Pumps. — These are made of various forms, and for a large number of different purposes. Fig. 90 is an iron cistern-pump, showing the mode of bolting it to the floor or platform, and representing also their neat and compact form, occupying but little space at one side or in the corner of a kitchen over the cistern. Fig. 91 exhibits a new pump, of much simplicity and convenience, as we have proved by a full trial. The base is strongly braced, and yet is so short under the spout, that the water is delivered in the center of the pail, and dripping or slopping over the edge of the pail entirely prevented. The ease and rapidity with which it lifts and throws water, we have never found excelled. It is furnished with a contrivance for letting off the water from the tube at pleasure, to prevent freezing.
Although all the working parts of these pumps are made of iron, yet experience has proved that the cheapest, best and most satisfactory material for the tube, is wood. The Tulip tree or “White-wood,” is found well adapted to this purpose, and is used by Cowing & Co. When on a visit at their establishment, we found a lathe in operation of their own invention, which rendered three inch square scantling round and smooth, at the rate of eight feet in length per minute, the only attendance required being to lay the wood on the machine, and remove it when finished. It was then placed on another machine which bored these round sticks with accuracy and finish, at the rate of nine feet per minute — the chips flying out of the end, like chaff from the fanning mill. These wooden tubes are connected by means of iron couplings, which are shown in figs. 92 and 93. Fig. 94 shows a cast-iron fool valve, with strainer. Fig. 95 represents a cistern or well pump, so constructed that the working parts are about 20 inches below the platform or base of the pump, and are therefore well adapted for outdoor work. If the well or cistern is kept covered tight, the pump will not freeze below the platform. They will succeed in any well not over twenty feet deep, and by means of their various couplings may be made to draw water in a horizontal or inclined position, provided the whole height is not much over twenty feet.
Another form, is the engine well pump, adapted to deep wells and is made by combining the principles of atmospheric pressure, or suction, with the force pump, and having an air-chamber connected, will throw a constant stream. It is adapted to not only the ordinary uses of a well pump, but also to the washing of windows, buildings and vehicles, and the extinguishing of fires. With three feet of hose and a discharge pipe, water can be easily thrown over a two-story building, or with sufficient hose, carried over the entire premises.
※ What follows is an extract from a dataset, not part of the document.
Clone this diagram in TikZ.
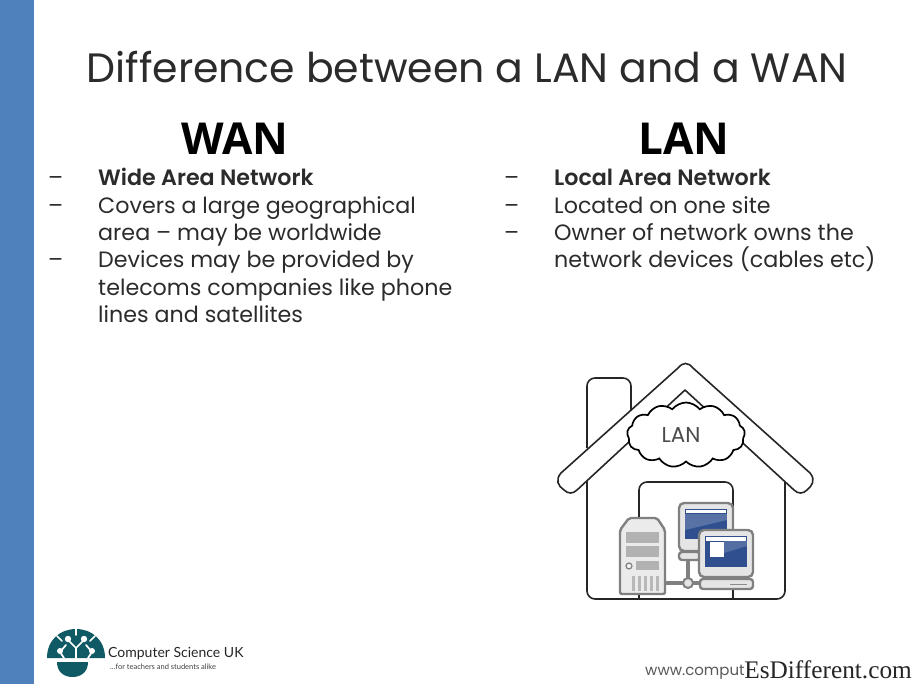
\documentclass[tikz,border=0pt]{standalone}
\usepackage{fontspec}
\setmainfont{Poppins}[BoldFont={Poppins SemiBold}]
\newfontfamily\headfont{Open Sans}
\newfontfamily\logofont{Lato}
\newfontfamily\wmfont{Liberation Serif}
\usetikzlibrary{shapes.symbols}
\definecolor{barblue}{HTML}{4F81BD}
\definecolor{ink}{HTML}{2B2B2B}
\definecolor{teal1}{HTML}{0F5A64}
\definecolor{screenblue}{HTML}{2F4F8F}
\tikzset{
  line/.style={anchor=base west,inner sep=0pt,font=\fontsize{22.2}{22}\selectfont,text=ink},
  boldline/.style={line,font=\fontsize{22.2}{22}\selectfont\bfseries},
  heading/.style={anchor=base,inner sep=0pt,font=\headfont\fontsize{44}{44}\selectfont\bfseries,text=black},
  house/.style={draw=black!85,line width=1.6pt,line join=round,fill=white},
  hwire/.style={draw=black!85,line width=1.6pt},
  gear/.style={draw=black!50,line width=2.4pt,fill=black!10,rounded corners=3pt},
  slot/.style={fill=black!30,draw=none},
  pipe/.style={draw=black!50,line width=4.5pt},
}
\begin{document}
\begin{tikzpicture}[x=1pt,y=-1pt]
\useasboundingbox (0,0) rectangle (912,684);
\fill[white] (0,0) rectangle (912,684);
\fill[barblue] (0,0) rectangle (34,684);
% title
\node[anchor=base,inner sep=0pt,font=\fontsize{41}{41}\selectfont,text=ink] (title) at (467,83) {Difference between a LAN and a WAN};
\node[heading] (wan) at (235,155) {WAN};
\node[heading] (lan) at (684,155) {LAN};
% left list
\node[line] (d1) at (48,186) {--};
\node[boldline] (l1) at (98,186) {Wide Area Network};
\node[line] (d2) at (48,214) {--};
\node[line] (l2) at (98,214) {Covers a large geographical};
\node[line] (l3) at (98,241) {area -- may be worldwide};
\node[line] (d3) at (48,268) {--};
\node[line] (l4) at (98,268) {Devices may be provided by};
\node[line] (l5) at (98,295) {telecoms companies like phone};
\node[line] (l6) at (98,323) {lines and satellites};
% right list
\node[line] (e1) at (504,186) {--};
\node[boldline] (r1) at (554,186) {Local Area Network};
\node[line] (e2) at (504,214) {--};
\node[line] (r2) at (554,214) {Located on one site};
\node[line] (e3) at (504,241) {--};
\node[line] (r3) at (554,241) {Owner of network owns the};
\node[line] (r4) at (554,268) {network devices (cables etc)};
% house
\draw[house,rounded corners=8pt] (587,448) -- (587,378) -- (631,378) -- (631,415);
\draw[house,fill=none,rounded corners=8pt] (587,470) -- (587,599) -- (785,599) -- (785,470);
\draw[hwire,rounded corners=8pt] (639,599) -- (639,482) -- (733,482) -- (733,599);
% roof
\draw[house] (561,473) -- (678,368) .. controls (683,362) and (688,362) .. (693,368) -- (810,473)
  .. controls (816,480) and (812,486) .. (807,490) .. controls (803,494) and (798,494) .. (794,490)
  -- (685,390) -- (577,490) .. controls (573,494) and (568,494) .. (564,490) .. controls (558,486) and (555,480) .. (561,473) -- cycle;
% cloud
\node[cloud,draw=black,line width=1.7pt,fill=white,cloud puffs=13,cloud puff arc=105,minimum width=118pt,minimum height=65pt,aspect=1.85,inner sep=0pt] (cloudlan) at (686,435) {};
\node[inner sep=0pt,font=\fontsize{21.5}{21}\selectfont,text=black!70] (lanlabel) at (681,435) {LAN};
% network
\draw[pipe] (666,583) -- (700,583);
\draw[pipe] (688,556) -- (688,583);
\node[circle,draw=black!50,line width=2pt,fill=black!10,minimum size=10pt,inner sep=0pt] (hub) at (688,583) {};
% back monitor
\draw[gear] (679,552) rectangle (700,560);
\draw[gear,rounded corners=5pt] (679,503) rectangle (733,551);
\fill[screenblue] (685,509) rectangle (727,539);
\fill[white] (686,510) rectangle (726,513);
\fill[white,opacity=.2] (685,514) -- (727,514) -- (727,520) -- (685,530) -- cycle;
% front monitor
\draw[gear,rounded corners=5pt] (699,530) rectangle (753,577);
\fill[screenblue] (705,536) rectangle (747,567);
\fill[white] (706,537) rectangle (746,541);
\fill[white] (710,542) rectangle (724,557);
\fill[white,opacity=.18] (724,541) -- (747,541) -- (747,546) -- (724,553) -- cycle;
\draw[gear] (700,579) rectangle (753,589);
\fill[black!45] (730,584) rectangle (747,585);
% server
\draw[draw=black!50,line width=2.4pt,fill=black!8,rounded corners=2pt] (620,530) -- (629,518) -- (657,518) -- (665,530) -- (665,594) -- (620,594) -- cycle;
\fill[slot] (626,532) rectangle (659,543);
\fill[slot] (626,546) rectangle (659,557);
\fill[slot] (636,561) rectangle (659,570);
\draw[black!50,line width=1.2pt,fill=black!5] (629,566) circle[radius=3];
\foreach \sx in {632,638,644,650,656}{\fill[black!28] (\sx,576) rectangle +(3,15);}
% logo: dome and bowl
\fill[teal1] (47,658) .. controls (47,640) and (60,629) .. (76,629) .. controls (92,629) and (105,640) .. (105,658) -- cycle;
\fill[teal1] (57,662) -- (88,662) .. controls (88,672) and (81,677) .. (72.5,677) .. controls (64,677) and (57,672) .. (57,662) -- cycle;
\begin{scope}[white,line width=1.7pt,line cap=round]
\draw (76,658) -- (76,648) -- (68,640);
\draw (76,648) -- (84,640);
\draw (64,658) -- (60,652) -- (66,645);
\draw (88,658) -- (92,652) -- (86,645);
\draw (76,629) -- (76,635);
\draw (57,636) -- (62,641);
\draw (95,636) -- (90,641);
\end{scope}
\fill[white] (68,639) circle[radius=3.2] (84,639) circle[radius=3.2] (60,651) circle[radius=3] (92,651) circle[radius=3];
\node[anchor=base west,inner sep=0pt,font=\logofont\fontsize{14}{14}\selectfont,text=black!85] (brand) at (108,657) {Computer Science UK};
\node[anchor=base west,inner sep=0pt,font=\logofont\fontsize{7.5}{7}\selectfont,text=black!75] (tag) at (110,669) {...for teachers and students alike};
% footer
\node[anchor=base west,inner sep=0pt,font=\fontsize{15}{15}\selectfont,text=black!65] (url) at (645,675) {www.comput};
\node[anchor=base east,inner sep=0pt,font=\wmfont\fontsize{25.3}{25}\selectfont,text=black!85] (wm) at (912,678) {EsDifferent.com};
\end{tikzpicture}
\end{document}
Fig. 96 represents the new mode of making wells by simply driving into the earth common iron gas pipe, pointed at the lower end, and perforated at the sides near the lower extremity for the ingress of water — thus obviating entirely the cost and labor of digging wells. If driven through a subterranean spring, stratum of water, or a wet layer of sand or gravel, it is obvious that the water will immediately flow through the perforations into the pipe ; and by attaching a good pump to the pipe, and pumping for a time, all the particles of sand and fine gravel will be drawn out, and the cavity thus formed around the perforations will remain filled with pure water. These tubes and pumps are admirably adapted to localities where large beds of wet gravel exist fifteen or twenty-five feet below; and in fact to all soils where large stones are not abundant. Where these occur, the pipe must be withdrawn and tried in a new place, until success is attained.
An excellent deep well pump is represented by fig. 97 — the working part being placed at the bottom of the well, is adapted to any depth of water, the rod working safely within the cylinder. The lower part of the cylinder is furnished with a strainer which is plugged at the bottom to prevent the ingress of sand and mud. The connecting pipe between the cylinder at the bottom and the standard at the top, is wrought or galvanized iron. The pump of course needs bracing to prevent swinging when worked.
Other Iron Articles. — A clothes-line reel is shown in fig, 98, the arms being made of wood and inserted after the cast-iron or central part has reached its destination. The tight square cap, immediately below the reel, fits upon the top of a post set out of doors, conveniently accessible to the wash room.
Fig. 99 is a slop-sink which needs very little explanation. It will hold a common sized tub of water, and is furnished with a strainer and cesspool, forming a safety-valve to the drain when set upon it.
Figs. 100 and 101 represent the bell-traps alluded to, which prevent the entrance of impure gases or nausious affluvia into dwellings from sewers or drains. Fig. 101 is a section
showing the structure of different parts. The inverted bell A. comes below the top of the tube C. into the water B. and thus entirely confines the gas in the top of the inverted bell A. The arrows show the course of the water through the trap into the sewer or drain.
Cast-iron jack-screws, shown in fig. 102, are useful for many purposes, such as raising the corners or sides of buildings which have settled out of place, in renewing the under-pinning, &c. The nuts to these screws are made so as to let into a wooden block or timber.